¿Cuál es el rol del terapeuta? con mucha frecuencia me hago
esa pregunta. Y aunque la pregunta persiste, las respuestas abundan. Todas las
diferentes corrientes terapéuticas proponen una respuesta nueva y diferente.
Todas tienen una versión distinta de ese lugar en el que nos disponemos algunos
a ayudar a otros por profesión.
Todas las culturas tienen personas que se vuelven referentes
de ayuda y acompañamiento emocional, psíquico y espiritual. Ese ha sido el rol
de los chamanes en las culturas indígenas. Ese ha sido el rol de los sacerdotes
en nuestra cultura judeo-cristiana por muchos siglos
Siempre ha habido alguien a quien los seres humanos hemos
mirado con respeto, admiración y en quienes hemos delegado el poder de ser
portadores de la verdad, receptáculos de nuestra salvación y nuestro bienestar.
Hace ya más de 100 años, médicos e investigadores empezaron
a preguntarse por nuestro comportamiento desde la mirada del paradigma
científico y así empezaron a surgir atisbos de lo que más tarde llamaríamos
psicología.
Esta psicología, siguiendo los postulados de la medicina,
propondría el rol del terapeuta como el de un sabio, lleno de conocimientos
teóricos, racionalmente brillante y por supuesto, portador de la verdad y la
sanación. El paciente era entonces visto como un ser desconectado de sus
posibilidades, inválido ante el mundo y desesperado por una respuesta externa
que pudiera acallar su enfermedad y su angustia. Este fue el modelo imperante
hasta mediados del siglo pasado cuando, en medio de una época convulsionada y
un mundo destrozado por las bombas, algunos empezaron a preguntarse por la
humanidad y el inmenso potencial que tenemos. Como siempre, en medio de la
crisis más oscura y cuando la humanidad estaba en entredicho, surgieron
semillas de conciencia y redención espiritual.
Así surgió la psicología humanista acompañada de varios
otros movimientos que empezaron a promover una relación terapéutica basada en
principios revolucionarios para la época. El terapeuta no era ya un portador de
sabiduría y poder. Era un compañero de camino. Un acompañante del otro y de si
mismo. Un ser en proceso invitando a
otro ser a emprender el suyo.
La trampa del poder es profunda. En el rol que ocupamos es
muy fácil creer que somos enviados de Dios y redentores de la neurosis del
mundo. Los consultantes vendrán casi siempre con la expectativa de que los
salvemos. Los terapeutas podemos caer en intentar llenar esa expectativa y así
alimentar nuestro ego y reforzar nuestro personaje. Podemos bañarnos en las
mieles de la admiración e idolatría del otro. Creer que estamos iluminados y
que nuestra luz basta para que el otro se trascienda y se salve. Y es ahí que
fallamos. Mientras más alimentamos el ego, más nos alejamos de nuestra esencia.

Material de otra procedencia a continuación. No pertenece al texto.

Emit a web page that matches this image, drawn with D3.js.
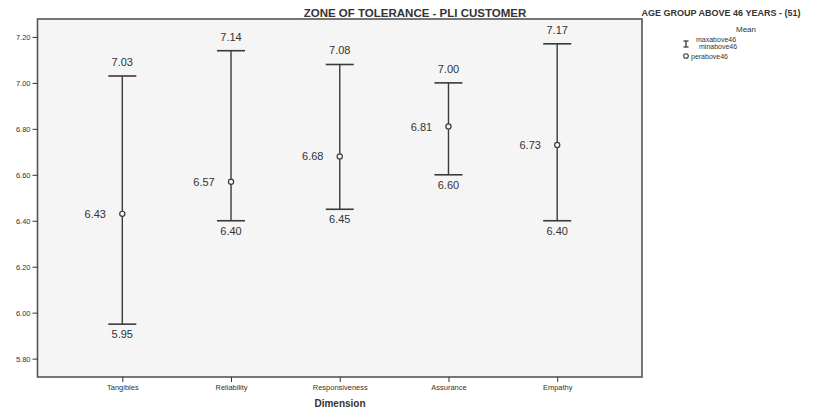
<!DOCTYPE html>
<html>
<head>
<meta charset="utf-8">
<script src="https://cdn.jsdelivr.net/npm/d3@7"></script>
<style>
  body { margin: 0; background: #fff; }
  svg text { font-family: "Liberation Sans", Arial, sans-serif; }
</style>
</head>
<body>
<div id="chart"></div>
<script>
// data
const dimensions = ["Tangibles", "Reliability", "Responsiveness", "Assurance", "Empathy"];
const maxValues = [7.03, 7.14, 7.08, 7.00, 7.17];
const minValues = [5.95, 6.40, 6.45, 6.60, 6.40];
const meanValues = [6.43, 6.57, 6.68, 6.81, 6.73];
const yTicks = [5.80, 6.00, 6.20, 6.40, 6.60, 6.80, 7.00, 7.20];

const W = 825, H = 412;
const plot = { left: 37.5, top: 19, right: 642, bottom: 377 };

const svg = d3.select("#chart").append("svg")
    .attr("width", W)
    .attr("height", H);

const x = d3.scalePoint()
    .domain(dimensions)
    .range([plot.left, plot.right])
    .padding(0.78);

const y = d3.scaleLinear()
    .domain([5.72, 7.278])
    .range([plot.bottom, plot.top]);

// plot background + frame
svg.append("rect")
    .attr("x", plot.left)
    .attr("y", plot.top)
    .attr("width", plot.right - plot.left)
    .attr("height", plot.bottom - plot.top)
    .attr("fill", "#f5f5f5")
    .attr("stroke", "#555")
    .attr("stroke-width", 1.6);

// axes
const yAxis = svg.append("g")
    .attr("transform", "translate(" + plot.left + ",0)")
    .attr("color", "#333")
    .call(d3.axisLeft(y).tickValues(yTicks).tickFormat(d3.format(".2f")).tickSize(5).tickPadding(2));
yAxis.select(".domain").remove();
yAxis.selectAll("text").attr("font-size", 7.5);

const xAxis = svg.append("g")
    .attr("transform", "translate(0," + plot.bottom + ")")
    .attr("color", "#333")
    .call(d3.axisBottom(x).tickSize(5).tickPadding(3));
xAxis.select(".domain").remove();
xAxis.selectAll("text").attr("font-size", 7.5);

// titles
svg.append("text")
    .attr("x", 415).attr("y", 17)
    .attr("text-anchor", "middle")
    .attr("font-size", 11.5).attr("font-weight", "bold").attr("fill", "#333")
    .text("ZONE OF TOLERANCE - PLI CUSTOMER");

svg.append("text")
    .attr("x", 721).attr("y", 16)
    .attr("text-anchor", "middle")
    .attr("font-size", 9).attr("font-weight", "bold").attr("fill", "#333")
    .text("AGE GROUP ABOVE 46 YEARS - (51)");

svg.append("text")
    .attr("x", 340).attr("y", 407)
    .attr("text-anchor", "middle")
    .attr("font-size", 10).attr("font-weight", "bold").attr("fill", "#333")
    .text("Dimension");

// error bars
const rows = dimensions.map((d, i) => ({ dim: d, max: maxValues[i], min: minValues[i], mean: meanValues[i] }));
const capW = 14;
const ink = "#3a3a3a";

const g = svg.append("g");
const bars = g.selectAll(".bar").data(rows).enter().append("g").attr("class", "bar");

bars.append("line")
    .attr("x1", d => x(d.dim)).attr("x2", d => x(d.dim))
    .attr("y1", d => y(d.max)).attr("y2", d => y(d.min))
    .attr("stroke", ink).attr("stroke-width", 1.4);

bars.append("line")
    .attr("x1", d => x(d.dim) - capW).attr("x2", d => x(d.dim) + capW)
    .attr("y1", d => y(d.max)).attr("y2", d => y(d.max))
    .attr("stroke", ink).attr("stroke-width", 1.6);

bars.append("line")
    .attr("x1", d => x(d.dim) - capW).attr("x2", d => x(d.dim) + capW)
    .attr("y1", d => y(d.min)).attr("y2", d => y(d.min))
    .attr("stroke", ink).attr("stroke-width", 1.6);

bars.append("circle")
    .attr("cx", d => x(d.dim)).attr("cy", d => y(d.mean))
    .attr("r", 2.6)
    .attr("fill", "#f5f5f5").attr("stroke", ink).attr("stroke-width", 1.2);

// value labels
bars.append("text")
    .attr("x", d => x(d.dim)).attr("y", d => y(d.max) - 10)
    .attr("text-anchor", "middle").attr("font-size", 11).attr("fill", "#333")
    .text(d => d.max.toFixed(2));

bars.append("text")
    .attr("x", d => x(d.dim)).attr("y", d => y(d.min) + 14)
    .attr("text-anchor", "middle").attr("font-size", 11).attr("fill", "#333")
    .text(d => d.min.toFixed(2));

bars.append("text")
    .attr("x", d => x(d.dim) - 27).attr("y", d => y(d.mean) + 4)
    .attr("text-anchor", "middle").attr("font-size", 11).attr("fill", "#333")
    .text(d => d.mean.toFixed(2));

// legend
const lg = svg.append("g").attr("transform", "translate(684,0)");
lg.append("text").attr("x", 62).attr("y", 32)
    .attr("text-anchor", "middle").attr("font-size", 8).attr("fill", "#333").text("Mean");
lg.append("line").attr("x1", 2).attr("x2", 2).attr("y1", 41).attr("y2", 47).attr("stroke", ink).attr("stroke-width", 1.3);
lg.append("line").attr("x1", -0.5).attr("x2", 4.5).attr("y1", 41).attr("y2", 41).attr("stroke", ink).attr("stroke-width", 1.3);
lg.append("line").attr("x1", -0.5).attr("x2", 4.5).attr("y1", 47).attr("y2", 47).attr("stroke", ink).attr("stroke-width", 1.3);
lg.append("text").attr("x", 12).attr("y", 42).attr("font-size", 7).attr("fill", "#333").text("maxabove46");
lg.append("text").attr("x", 15).attr("y", 49).attr("font-size", 7).attr("fill", "#333").text("minabove46");
lg.append("circle").attr("cx", 2).attr("cy", 56).attr("r", 2.3)
    .attr("fill", "#fff").attr("stroke", ink).attr("stroke-width", 1.1);
lg.append("text").attr("x", 7).attr("y", 58.5).attr("font-size", 7).attr("fill", "#333").text("perabove46");
</script>
</body>
</html>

Mientras más nos alejamos de nuestra esencia, más abandonamos al consultante.
Mientras más creemos que somos sus salvadores, más generamos en el otro
dependencia y sumisión. Mientras nosotros subimos al Olimpo, condenamos al otro
al infierno.
Nuestra gran responsabilidad es la coherencia. Ser
consecuentes con nuestro proceso y permanecer en la búsqueda de nuestro mundo
interior. Nuestro rol no es decir y hacer cosas que le salven la vida al otro o
se la arruinen si nos equivocamos. No tenemos tanto poder. Nuestro rol es
habitar nuestra realidad con conciencia plena y desde ahí invitar al otro a
hacer lo mismo. Invitarlo a emprender un camino que nosotros ya nos atrevimos a
emprender.
Yo por mi parte nado en esas aguas. Consulta tras consulta,
caigo en la tentación de mostrarme sabio y poderoso. En muchas de ellas caigo
en la tentación y abandono al consultante. Por suerte, cada vez logro estar
menos ahí.
Mientras más reflexiono acerca de este tema, más me doy
cuenta que no quiero ser más que un accidente en la vida de mis consultantes.
No quiero tener más protagonismo que ellos en su proceso. Quiero ser su
acompañante, quiero establecer un contacto empático, quiero dejarme tocar por
su historia pero no cargármela a la espalda. No quiero ser más que una mano en
su camino. No quiero ser más que la excusa para que el otro asuma su vida y se
atreva a liberarse de sus cadenas. No quiero ser más que una excusa sagrada.